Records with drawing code
##############################

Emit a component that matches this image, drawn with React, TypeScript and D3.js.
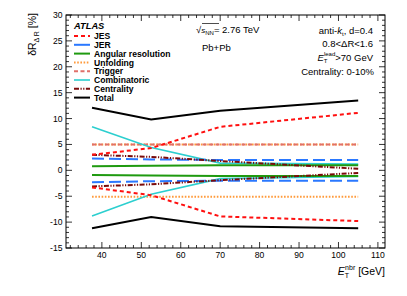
import React from "react";
import * as d3 from "d3";

// bin centres of E_T^nbr [GeV]
const etNbr = [37.5, 52.5, 70, 105];

// relative uncertainties [%], upper / lower
const jesUp = [3.0, 4.3, 8.4, 11.1];
const jesDn = [-3.3, -4.8, -8.9, -9.8];
const jerUp = [2.3, 2.1, 2.0, 2.0];
const jerDn = [-2.3, -2.1, -2.0, -2.0];
const angUp = [0.8, 0.9, 1.0, 1.0];
const angDn = [-0.9, -1.0, -1.1, -1.1];
const unfUp = [5.0, 5.0, 5.0, 5.0];
const unfDn = [-5.1, -5.1, -5.1, -5.1];
const trigUp = [5.0, 5.0, 5.0, 5.0];
const combUp = [8.4, 4.4, 1.4, 1.2];
const combDn = [-8.8, -4.6, -1.6, -1.2];
const centUp = [3.0, 2.6, 1.8, 0.3];
const centDn = [-3.1, -2.7, -1.9, -0.5];
const totUp = [12.1, 9.8, 11.5, 13.5];
const totDn = [-11.2, -9.0, -10.8, -11.2];

const yTicks = [-15, -10, -5, 0, 5, 10, 15, 20, 25, 30];
const xTicks = [40, 50, 60, 70, 80, 90, 100, 110];

type Series = {
  name: string;
  color: string;
  dash: string;
  width: number;
  up: number[];
  dn?: number[];
};

const series: Series[] = [
  { name: "Unfolding", color: "#ff9a3a", dash: "1.6,1.6", width: 2, up: unfUp, dn: unfDn },
  { name: "Trigger", color: "#e0706a", dash: "4,2.5", width: 2, up: trigUp },
  { name: "Combinatoric", color: "#2ccfcf", dash: "", width: 1.6, up: combUp, dn: combDn },
  { name: "Angular resolution", color: "#1f9a10", dash: "", width: 2, up: angUp, dn: angDn },
  { name: "JER", color: "#2a78ff", dash: "12,5", width: 2, up: jerUp, dn: jerDn },
  { name: "Centrality", color: "#7a0a0a", dash: "5,1.5,1.2,1.5,1.2,1.5", width: 2, up: centUp, dn: centDn },
  { name: "JES", color: "#ff1010", dash: "4,3", width: 2, up: jesUp, dn: jesDn },
  { name: "Total", color: "#000000", dash: "", width: 2, up: totUp, dn: totDn },
];

const legendOrder = [
  "JES",
  "JER",
  "Angular resolution",
  "Unfolding",
  "Trigger",
  "Combinatoric",
  "Centrality",
  "Total",
];

export default function App() {
  const W = 407;
  const H = 296;
  const left = 66;
  const right = 385;
  const top = 15;
  const bottom = 248;

  const x = d3.scaleLinear().domain([30.9, 111.8]).range([left, right]);
  const y = d3.scaleLinear().domain([-15, 30]).range([bottom, top]);

  const line = d3
    .line<number>()
    .x((_, i) => x(etNbr[i]))
    .y((d) => y(d));

  const yMinor = d3.range(-15, 31, 1);
  const xMinor = d3.range(32, 112, 2);

  const font = "'Liberation Sans', Arial, Helvetica, sans-serif";

  return (
    <svg
      width={W}
      height={H}
      style={{ position: "absolute", left: 0, top: 0, background: "#fff" }}
      fontFamily={font}
    >
      <rect x={0} y={0} width={W} height={H} fill="#fff" />

      {/* data */}
      <g fill="none">
        {series.map((s) =>
          [s.up, s.dn].filter(Boolean).map((vals, k) => (
            <path
              key={s.name + k}
              d={line(vals as number[]) || ""}
              stroke={s.color}
              strokeWidth={s.width}
              strokeDasharray={s.dash || undefined}
            />
          ))
        )}
      </g>

      {/* frame and ticks */}
      <rect x={left} y={top} width={right - left} height={bottom - top} fill="none" stroke="#000" strokeWidth={1} />
      <g stroke="#000" strokeWidth={0.8}>
        {yMinor.map((v) => {
          const len = v % 5 === 0 ? 6 : 3;
          return (
            <g key={"y" + v}>
              <line x1={left} x2={left + len} y1={y(v)} y2={y(v)} />
              <line x1={right} x2={right - len} y1={y(v)} y2={y(v)} />
            </g>
          );
        })}
        {xMinor.map((v) => {
          const len = v % 10 === 0 ? 6 : 3;
          return (
            <g key={"x" + v}>
              <line x1={x(v)} x2={x(v)} y1={bottom} y2={bottom - len} />
              <line x1={x(v)} x2={x(v)} y1={top} y2={top + len} />
            </g>
          );
        })}
      </g>

      {/* tick labels */}
      <g fontSize={8.6} fill="#000">
        {yTicks.map((v) => (
          <text key={"yl" + v} x={left - 3.5} y={y(v) + 3} textAnchor="end">
            {v}
          </text>
        ))}
        {xTicks.map((v) => (
          <text key={"xl" + v} x={x(v)} y={257.5} textAnchor="middle">
            {v}
          </text>
        ))}
      </g>

      {/* axis titles */}
      <text
        transform="translate(36,13) rotate(-90)"
        textAnchor="end"
        fontSize={10.5}
        fill="#000"
      >
        δR
        <tspan fontSize={7} dy={2.5}>Δ R</tspan>
        <tspan dy={-2.5}>{"  [%]"}</tspan>
      </text>
      <text x={385} y={275} textAnchor="end" fontSize={10.5} fill="#000">
        <tspan fontStyle="italic">E</tspan>
        <tspan fontSize={7} dy={2.5}>T</tspan>
        <tspan fontSize={7} dx={-4} dy={-7.5}>nbr</tspan>
        <tspan dy={5}>{" [GeV]"}</tspan>
      </text>

      {/* legend */}
      <text x={74} y={28.5} fontSize={9.3} fontWeight="bold" fontStyle="italic" fill="#000">
        ATLAS
      </text>
      {legendOrder.map((name, i) => {
        const s = series.find((d) => d.name === name)!;
        const cy = 36 + i * 8.8;
        return (
          <g key={"lg" + name}>
            <line
              x1={74}
              x2={90}
              y1={cy}
              y2={cy}
              stroke={s.color}
              strokeWidth={s.width}
              strokeDasharray={s.dash && name !== "JER" ? s.dash : undefined}
            />
            <text x={94} y={cy + 3.1} fontSize={8.6} fontWeight="bold" fill="#000">
              {name}
            </text>
          </g>
        );
      })}

      {/* annotations */}
      <g fontSize={9.5} fill="#000">
        <text x={196} y={32.5}>
          √<tspan fontStyle="italic" fontSize={8}>s</tspan>
          <tspan fontSize={6} dy={2}>NN</tspan>
          <tspan dy={-2}>= 2.76 TeV</tspan>
        </text>
        <line x1={202} x2={219} y1={23.5} y2={23.5} stroke="#000" strokeWidth={0.7} />
        <text x={202} y={50.5}>Pb+Pb</text>

        <text x={373} y={33.5} textAnchor="end">
          anti-<tspan fontStyle="italic">k</tspan>
          <tspan fontSize={6} dy={2}>t</tspan>
          <tspan dy={-2}>, d=0.4</tspan>
        </text>
        <text x={373} y={47} textAnchor="end">
          0.8&lt;ΔR&lt;1.6
        </text>
        <text x={373} y={60.5} textAnchor="end">
          <tspan fontStyle="italic">E</tspan>
          <tspan fontSize={6} dy={2.5}>T</tspan>
          <tspan fontSize={6} dx={-3.5} dy={-7}>lead</tspan>
          <tspan dy={4.5}>&gt;70 GeV</tspan>
        </text>
        <text x={374} y={74.5} textAnchor="end">
          Centrality: 0-10%
        </text>
      </g>
    </svg>
  );
}
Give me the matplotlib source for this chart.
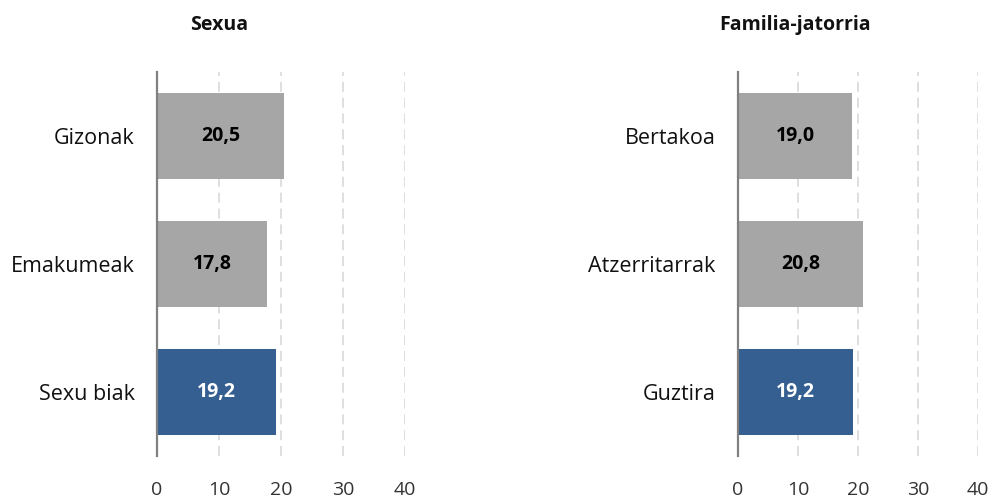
import matplotlib
matplotlib.use("Agg")
import matplotlib.pyplot as plt

plt.rcParams['font.family'] = ['Open Sans', 'DejaVu Sans']

# Data
sex_labels = ["Gizonak", "Emakumeak", "Sexu biak"]
sex_values = [20.5, 17.8, 19.2]
origin_labels = ["Bertakoa", "Atzerritarrak", "Guztira"]
origin_values = [19.0, 20.8, 19.2]
x_ticks = [0, 10, 20, 30, 40]
titles = ["Sexua", "Familia-jatorria"]

GRAY = "#A6A6A6"
BLUE = "#355F91"

W, H = 995, 501
fig = plt.figure(figsize=(W / 100, H / 100), dpi=100)


def panel(left_px, width_px, labels, values, title, title_x_px):
    top_px, bottom_px = 72, 456
    ax = fig.add_axes([left_px / W, (H - bottom_px) / H, width_px / W,
                       (bottom_px - top_px) / H])
    ypos = list(range(len(labels)))
    colors = [GRAY] * (len(labels) - 1) + [BLUE]
    ax.barh(ypos, values, height=0.665, color=colors, zorder=2)
    for y, v, c in zip(ypos, values, colors):
        txt = f"{v:.1f}".replace(".", ",")
        ax.text(v / 2, y, txt, ha="center", va="center", fontsize=14,
                fontweight="bold", color="white" if c == BLUE else "black",
                zorder=3)
    ax.set_xlim(0, 40)
    ax.set_ylim(len(labels) - 0.5, -0.5)
    ax.set_xticks(x_ticks)
    ax.set_xticklabels([str(t) for t in x_ticks], fontsize=14, color="#333333")
    ax.set_yticks(ypos)
    ax.set_yticklabels(labels, fontsize=15.5, color="#111111")
    ax.tick_params(axis="both", length=0)
    ax.tick_params(axis="x", pad=18)
    ax.tick_params(axis="y", pad=16)
    for s in ["top", "right", "bottom"]:
        ax.spines[s].set_visible(False)
    ax.spines["left"].set_color("#808080")
    ax.spines["left"].set_linewidth(1.6)
    ax.spines["left"].set_zorder(4)
    for t in x_ticks[1:]:
        ax.axvline(t, color="#D9D9D9", linestyle=(0, (6, 3.5)), linewidth=1.2,
                   zorder=1)
    fig.text(title_x_px / W, 1 - 25 / H, title, ha="center", va="center",
             fontsize=14, fontweight="bold", color="#111111")
    return ax


panel(157, 248, sex_labels, sex_values, titles[0], 219)
panel(738, 240, origin_labels, origin_values, titles[1], 795)

fig.savefig("out.png", dpi=100)
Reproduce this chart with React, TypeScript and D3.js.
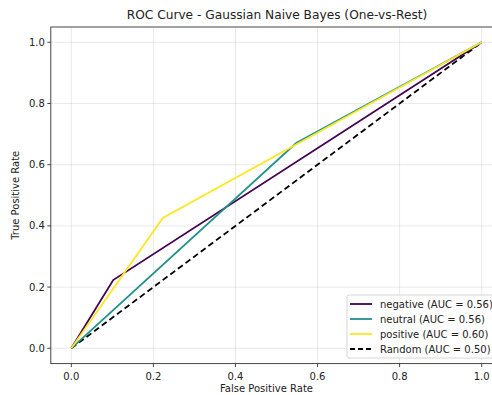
import React from "react";
import * as d3 from "d3";

const classNames = ["negative", "neutral", "positive"];
const aucValues = [0.56, 0.56, 0.6];
const colors = ["#440154", "#21918c", "#fde725"];
const fprValues = [
  [0, 0.102, 1],
  [0, 0.548, 1],
  [0, 0.223, 1],
];
const tprValues = [
  [0, 0.223, 1],
  [0, 0.671, 1],
  [0, 0.426, 1],
];
const randomLine = [0, 1];
const ticks = [0, 0.2, 0.4, 0.6, 0.8, 1.0];

const W = 492;
const H = 395;
const font = "DejaVu Sans, sans-serif";

export default function App() {
  const x = d3.scaleLinear().domain([-0.05, 1.05]).range([50.8, 502.2]);
  const y = d3.scaleLinear().domain([-0.05, 1.05]).range([363.6, 27]);
  const line = d3
    .line<[number, number]>()
    .x((d) => x(d[0]))
    .y((d) => y(d[1]));

  const [x0, x1] = x.range();
  const [y0, y1] = y.range();
  const legendItems = [
    ...classNames.map((c, i) => ({
      label: `${c} (AUC = ${aucValues[i].toFixed(2)})`,
      color: colors[i],
      dash: undefined as string | undefined,
    })),
    { label: "Random (AUC = 0.50)", color: "#000", dash: "5,3" },
  ];

  return (
    <svg
      width={W}
      height={H}
      style={{ position: "absolute", left: 0, top: 0, background: "#fff" }}
      fontFamily={font}
    >
      <rect x={0} y={0} width={W} height={H} fill="#fff" />
      {/* grid */}
      {ticks.map((t) => (
        <g key={"g" + t}>
          <line x1={x(t)} x2={x(t)} y1={y1} y2={y0} stroke="#b0b0b0" strokeOpacity={0.35} strokeWidth={0.8} />
          <line x1={x0} x2={x1} y1={y(t)} y2={y(t)} stroke="#b0b0b0" strokeOpacity={0.35} strokeWidth={0.8} />
        </g>
      ))}
      {/* random line */}
      <path
        d={line(randomLine.map((v) => [v, v]) as [number, number][]) || ""}
        fill="none"
        stroke="#000"
        strokeWidth={1.8}
        strokeDasharray="6,3.5"
      />
      {classNames.map((c, i) => (
        <path
          key={c}
          d={line(fprValues[i].map((f, j) => [f, tprValues[i][j]]) as [number, number][]) || ""}
          fill="none"
          stroke={colors[i]}
          strokeWidth={1.8}
        />
      ))}
      {/* spines */}
      <rect x={x0} y={y1} width={x1 - x0} height={y0 - y1} fill="none" stroke="#333" strokeWidth={0.9} />
      {/* ticks */}
      {ticks.map((t) => (
        <g key={"t" + t}>
          <line x1={x(t)} x2={x(t)} y1={y0} y2={y0 + 3.5} stroke="#333" strokeWidth={0.9} />
          <text x={x(t)} y={y0 + 16} fontSize={10} textAnchor="middle" fill="#222">
            {t.toFixed(1)}
          </text>
          <line x1={x0 - 3.5} x2={x0} y1={y(t)} y2={y(t)} stroke="#333" strokeWidth={0.9} />
          <text x={x0 - 6} y={y(t) + 3.5} fontSize={10} textAnchor="end" fill="#222">
            {t.toFixed(1)}
          </text>
        </g>
      ))}
      <text x={(x0 + x1) / 2 - 10} y={392} fontSize={10} textAnchor="middle" fill="#222">
        False Positive Rate
      </text>
      <text
        transform={`translate(19,${(y0 + y1) / 2}) rotate(-90)`}
        fontSize={10}
        textAnchor="middle"
        fill="#222"
      >
        True Positive Rate
      </text>
      <text x={277} y={19} fontSize={12.2} textAnchor="middle" fill="#222">
        ROC Curve - Gaussian Naive Bayes (One-vs-Rest)
      </text>
      {/* legend */}
      <rect x={347} y={295} width={150} height={63} rx={2} fill="#fff" fillOpacity={0.8} stroke="#ccc" strokeWidth={0.8} />
      {legendItems.map((it, i) => (
        <g key={it.label}>
          <line
            x1={350}
            x2={372}
            y1={304 + i * 15}
            y2={304 + i * 15}
            stroke={it.color}
            strokeWidth={1.8}
            strokeDasharray={it.dash}
          />
          <text x={380} y={304 + i * 15 + 3.6} fontSize={10} fill="#222">
            {it.label}
          </text>
        </g>
      ))}
    </svg>
  );
}
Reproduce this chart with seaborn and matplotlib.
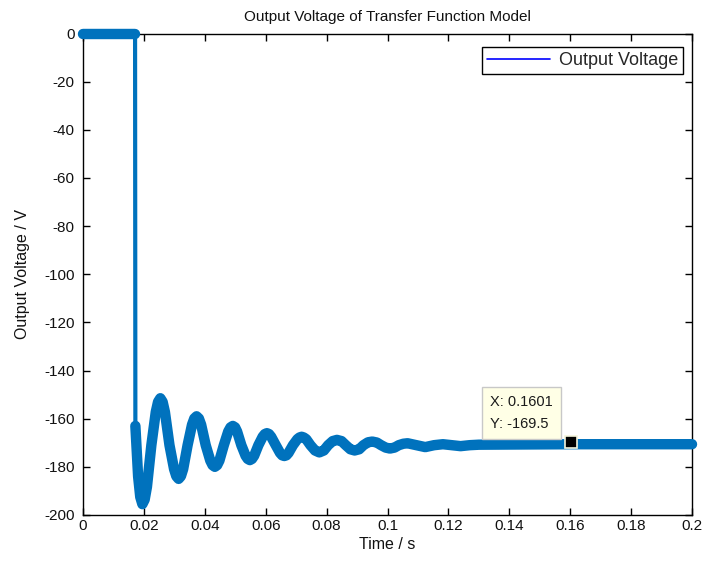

##############################

→ **What you are asked to do**: Begin at the first line of the entries above and return each line exactly, stopping after the line that contains "const etNbr = [37.5, 52.5, 70, 105];". Pictures do not belong in the copy.

→ **Full answer**:
Emit a component that matches this image, drawn with React, TypeScript and D3.js.
import React from "react";
import * as d3 from "d3";

// bin centres of E_T^nbr [GeV]
const etNbr = [37.5, 52.5, 70, 105];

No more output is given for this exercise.